Tony Huie, who emigrated to the United States in 1966, checks a paper lantern-shaped money basket at a funeral supplies store in New York's Chinatown. Wang Jingshu / China Daily

"In my family, there is an elaborate process of burning joss sticks and bank notes, both when you arrive and when you leave," said Silvia Pan, a student at Macaulay Honors College at the City University of New York, and a third-generation immigrant. "There is a feeling that if you leave without paying, your ancestors will follow you when you leave, and you don't want spirits to follow you. It's really bad luck, so if you don't do everything you're required to do, you'll have bad luck in the next year."

The negative connotations of this superstitious aspect of the holiday may be a contributory factor to why younger generations of Chinese in the US are less interested in the holiday, Pan said.

"I think that because the holiday is centered around the belief that ancestors will give you bad luck if you don't worship them, there's a negative feeling, from an American point of view," she admitted. "It's very superstitious, so I'm not really sure if the younger generations will want to continue celebrating the holiday."

For many third-generation immigrants, whose relatives may be buried on the Chinese mainland or Hong Kong, there is a weaker connection with the past, Pan said.

"For my generation, it's not emphasized at all because all the ancestors we do know are often buried in different places.
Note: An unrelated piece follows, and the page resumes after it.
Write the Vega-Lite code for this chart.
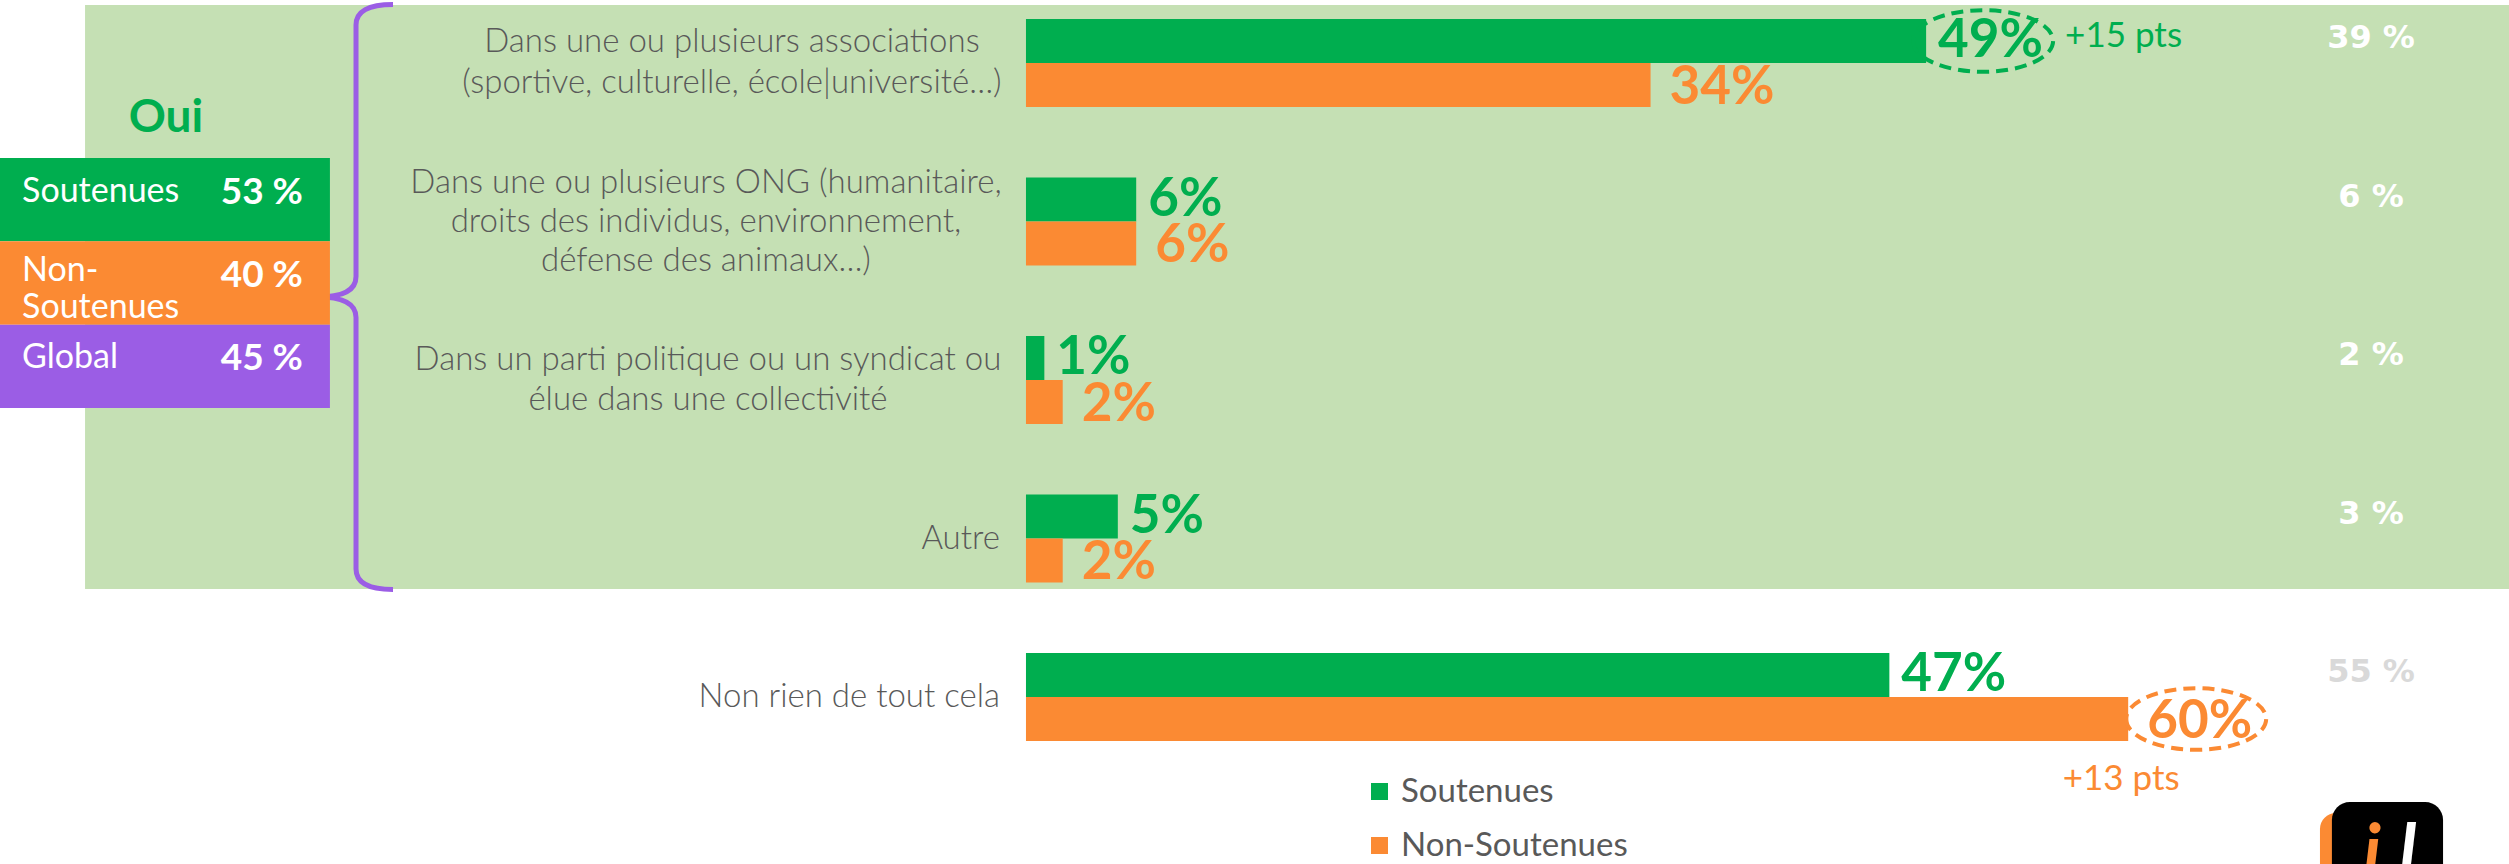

For my parents' and grandparents' generations, there was much more of a sense that it was a responsibility that you had a duty to fulfill, but I think that feeling is diluted here in the US," she added.

One method by which Chinese immigrants are combating the distance between the deceased and the living is the shipping of burial remains from China to the US, to be reburied closer to the family, said Sue Fawn Chung, professor of history, and the chair of Asian studies at the University of Nevada, Las Vegas, and co-editor of Chinese-American Death Rituals: Respecting the Ancestors.

"There is a belief that the spirit stays with the ashes," Chung said. "Some families will accept a memorial tablet, but for many, the memorial tablet isn't sufficient and the bones of the ancestors must be honored directly."

In "The Chinese Mortuary Tradition in San Francisco's Chinatown", Linda Sun Crowder reported that mortuary directors in the Bay Area have noticed a substantial increase in cases of remains arriving from China for burial in the US.

"As more Chinese immigrants make their homes in America, the remains of loved ones overseas are reunited with the present generation, reversing the previous custom," she writes.